Los asesores de ambas partes seguramente se quebraron la cabeza para llegar a la misma conclusión: un acercamiento entre Donald Trump, candidato republicano a la presidencia de Estados Unidos, y Enrique Peña Nieto, presidente de México, “limaría” asperezas, tras una larga lista de insultos antimexicanos que ha proferido el magnate durante más de 15 meses.
Pero lo primero que ha provocado la visita de Trump –a invitación expresa de Peña Nieto— es una ola de indignación dentro y fuera de los dos países, a sabiendas de que el millonario ve en México a su enemigo personal número uno y de que su retórica antiinmigrante se ha fortificado básicamente emitiendo epítetos más que ofensivos contra toda una cultura que no entiende, ni conoce, ni le interesa conocer.
El caso es que no se pueden cambiar las ideas de una persona racista respecto del país que más odia con un simple viaje; tampoco se puede cambiar la percepción que tiene un pueblo de su gobernante cuando éste entrega en bandeja de plata la dignidad de su país a su propio verdugo.
La altísima desaprobación de Peña Nieto como presidente de unos 130 millones de mexicanos, que ronda el 80%, seguramente mañana rebasará otros tantos dígitos, mañana que, coincidentemente, da su Informe de Gobierno. ¿Pero le importa acaso?
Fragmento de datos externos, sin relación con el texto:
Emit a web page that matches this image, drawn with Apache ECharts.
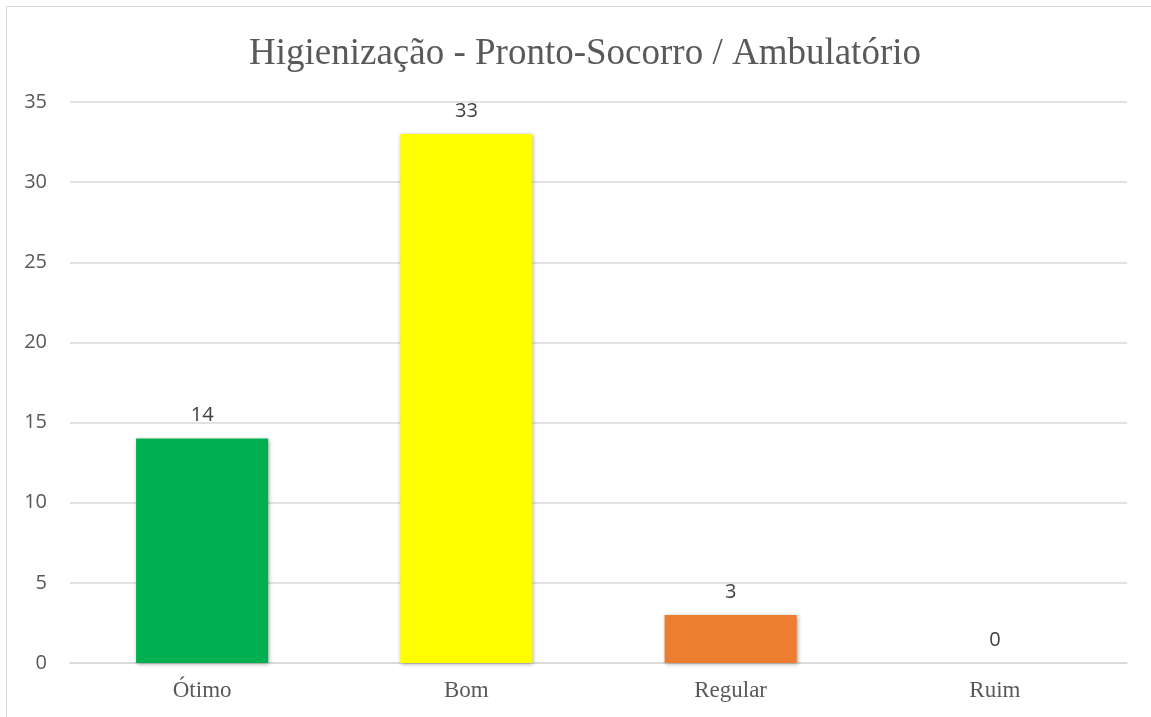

Tal vez no, con base en la impunidad que ha mostrado, incluso decidiendo pasar por alto todos los históricos protocolos diplomáticos mexicanos y darle, sin la venia del Congreso, una recepción oficial como si Trump fuera jefe de Estado, incluyendo una declaración conjunta en la residencia oficial de Los Pinos, aunque no se haya incluido la bandera estadounidense.
Eso es lo de menos: el hecho es que la presencia de Trump no puede ser digerida ni entendida, aunque ambos se hayan dicho “amigos” en su discurso.
Y es cierto que la Asamblea Legislativa de la Ciudad de México declaró persona non grataa Donald Trump por todo lo que ha dicho contra un país y su gente, amenazando además con construir un muro en la frontera que, en sus planes, México “deberá pagar”. Pero la cuestión es que la sola presencia de Trump en territorio mexicano en una instancia oficial es ya un insulto a los valores que él mismo ha pisoteado con su retórica y que no podrá borrar ni con esta ni con ninguna otra visita a México, dentro o fuera de protocolo.
En su intervención, a Trump no se le escuchó expresar disculpa alguna. No se esperaba que lo hiciera. En su turno, Peña Nieto no le exigió una aclaración al respecto, a pesar de sus palabras en el sentido de que, según su deber, es defender a los mexicanos donde quiera que se encuentren.
“Vacuo” y “cobarde” son los términos más apropiados para su mensaje en esa parte.
Hay un dicho mexicano que por popular gusta mucho a quienes lo aprenden: “No me ayudes, compadre”; el cual, en realidad, significa todo lo contrario a una muestra de solidaridad con el desvalido.
Así Peña Nieto, así su impunidad y la de Trump, personajes que han dado muestra, una vez más, de que la clase en el poder –político o económico– hace exactamente lo contrario de lo que sus pueblos necesitan, pues la ciudadanía deja de contar y se convierte únicamente en materia de retórica para los discursos oficiales, a conveniencia personal.
Un traidor ha abierto las puertas al verdugo de su pueblo.
Eso, precisamente eso, es alta traición.